American artist Mark Dion’s large-scale installations draw attention to characters that observe, conserve or exploit the natural world.
Taking on the role of scientist, explorer, museum curator and archaeologist, Mark Dion approaches art by shadowing scientific enquiry, engaging in fieldwork, expeditions and experiments. This major solo exhibition of installations made between 1990 to the present, plus a new commission made especially for London, explores ideas concerning nature and the environment – such as how nature can exist in urban space but also how it is managed and controlled.
Alongside the new commission is a series of Hunting Blinds (2008), inspired by structures used to disguise hunters in the wild; a naturalist’s study decorated with wallpaper designed by the artist; and a recreation of a 1920 curator’s office filled with objects, artefacts and specimens from ancient and modern culture ('The Bureau of the Centre for the Study of Surrealism and Its Legacy').
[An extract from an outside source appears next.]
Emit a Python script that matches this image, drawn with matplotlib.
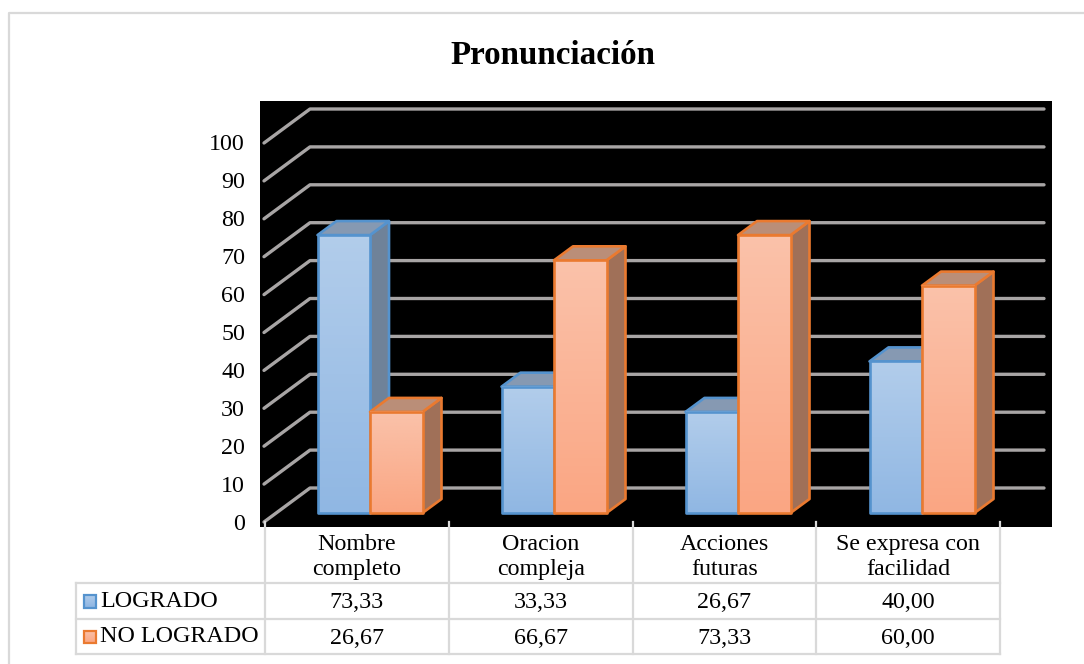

Finally, Tate Thames Dig (1998-2000) is presented as an example of Dion’s participatory work. In 1998, led by Dion's archaeological approach, a group of teenagers, retirees, artists and historians mudlarked on the foreshores of Millbank and Bankside, London, looking for artefacts at low tide and finding objects such as clay pipes, plastic toys, credit cards and animal bones. Here these findings are transformed into a poetic display, accompanied by documentary photographs of the beachcombers and tidal flow charts.